Part of the way in which Shopify grows is by adding to the range of services. You can use the platform to sell stuff, take payment, receive working capital, ship your stuff and more and more other things. Th comparison I make is with Amazon and its Kindle Direct Publishing operation. If you want to publish a book Amazon will do everything for you except write it. Shopify wants to do the same for entrepreneurs. You have your business idea, you focus on that and they do all the rest.
As they put it:
“At Shopify, we build products that make it easier for anyone to become an entrepreneur. And then we level the playing field so that they can grow and succeed. As our merchants scale, and face new challenges, and new levels of complexity, Shopify is designed to grow with them revealing new capabilities as merchants require them. With this formula, we can not only help mint the next million merchants, but we can arm them with everything they need to thrive.” They talk about the next million because they already have 1m merchants on the platform.
The latest move is into helping companies with fulfilment. The group is working with warehouse partners but has also said it may invest in building its own fulfilment centres if that is necessary to complete the network. It has also made its largest acquisition to date of 6 River Systems, a warehouse management and automation business, so it is now involved in taking fulfilment technology into the next generation of solutions.
As Shopify expanded a possibly unexpected development gave a big kicker to growth as it turned out that it was not just small companies and start-ups, who needed Shopify’s technology. Not only did the original customers have different requirements as they grew but in meeting those Shopify began to appeal to much larger businesses and Shopify Plus was born.
Here is what Harley Finkelstein says about Shopify Plus.
“Shopify Plus continued to solidify its position as the preferred commerce platform for high volume merchants. Some of the brands that launched this quarter include footwear brands, aerosols, Harry’s of London, The Frye Boot Company and Nicholas Kirkwood from luxury brand LVMH.
The shop for the iconic British broadcaster the BBC, and the space exploration disruptor, SpaceX, sports drinks behemoth Gatorade, Australian electronics giant JB Hi-Fi, appliance brand Bissell, additional iconic toy brands, such as GUND, more brands for some of the world’s largest influencers like Kim Kardashian’s new shapewear line called skims and Victoria Beckham’s makeup line, Victoria Beckham beauty.
And finally more launches from the world’s largest consumer packaged good companies that have been leveraging our platform for some time, including Heineken and Unilever. Shopify Plus is becoming the most relevant platform globally for both iconic as well as the fastest growing modern retail brands.
As a quick anecdote, I recently spoke with an executive at one of the largest food and beverage conglomerates on the planet after they went live on Plus. He said, that this was the most successful product launch, probably in the history of the company, and the best part is that I hear stories like this all the time from Fortune 500 to SMBs (small and medium-sized businesses).”

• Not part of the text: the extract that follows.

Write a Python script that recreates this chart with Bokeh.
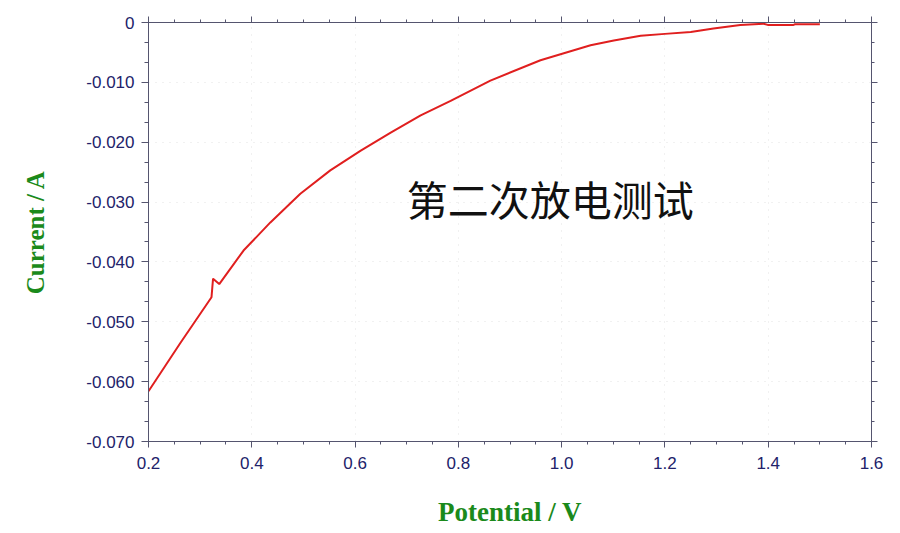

Another key feature of Shopify is the way it generates revenue. Those 1m-plus businesses using the platform pay fees for the platform and also pay a merchant fee, which is a tiny proportion of revenue. They also pay for any of the add-on solutions they use. Lastly, when partners develop apps for use on the platform a percentage of that revenue goes to Shopify and the partner ecosystem is growing fast. You can get the picture from the following quote:
“Revenue in our third quarter was up 45pc year-over-year to $390.6m. Subscription Solutions revenue increased 37pc to $165.6m primarily due to strong merchant adds as well as level setting subscription pricing for legacy plans, growing monthly recurring revenue to $50.7m which is up 34pc over the same period last year, and the same pace as last quarter.
Shopify Plus continued to increase its contribution to MRR (monthly recurring revenue) accounting for $13.5m or 27pc compared with 24pc of MRR in Q3, 2018. Subscription Solutions revenue grew faster than MRR in the quarter primarily due to strong growth in apps revenue, as well as from Shopify Plus platform fee revenue.
Merchant Solutions revenue grew 50pc over the same period in 2018 to $225m. This growth was driven by GMV (gross merchandise value) Expansion up 48pc year-over-year to $14.8bn with international being the fastest growing contributor. Both international and Plus continue to grow their share of GMV mix, while POS (point of sale) Channel GMV growth gained momentum, accelerating for the second quarter in a row.”
International is growing faster than North America now which tells you where this business is going.
In summary, the scale of what Shopify is doing is breathtaking.
“Finally, our cash, cash equivalents and marketable securities balance was approximately $2.7bn, which increased around $700m largely due to proceeds from a share offering we completed in September. As Harley said, we’re building a global commerce operating system that helps solve problems at critical points along the merchant journey. We have thoughtfully developed and implemented a portfolio of investments that addresses many of these pain points and fuelled our growth to date. These include multi-channel integrations, enhancements to marketing functionality for merchants, expansion of Shopify payments and related services, further development of Shopify Plus capabilities, Shopify Shipping functionality and expanding the availability of Shopify Capital to more merchants among others.”
Think about that; Shopify is building a global commerce operating system. They are going to become huge.
The perennial problem with an investment in Shopify is that it is a fabulous business at a fabulous price. It’s making losses, calendar 2019 sales, due to be reported on 12 February are forecast at $1.56bn but the business is valued at $54bn! It’s a leap of faith to buy the shares but so it always has been. My impression is that Shopify is up there with the most exciting businesses on the planet and is going to become one of the world’s great companies and a household name.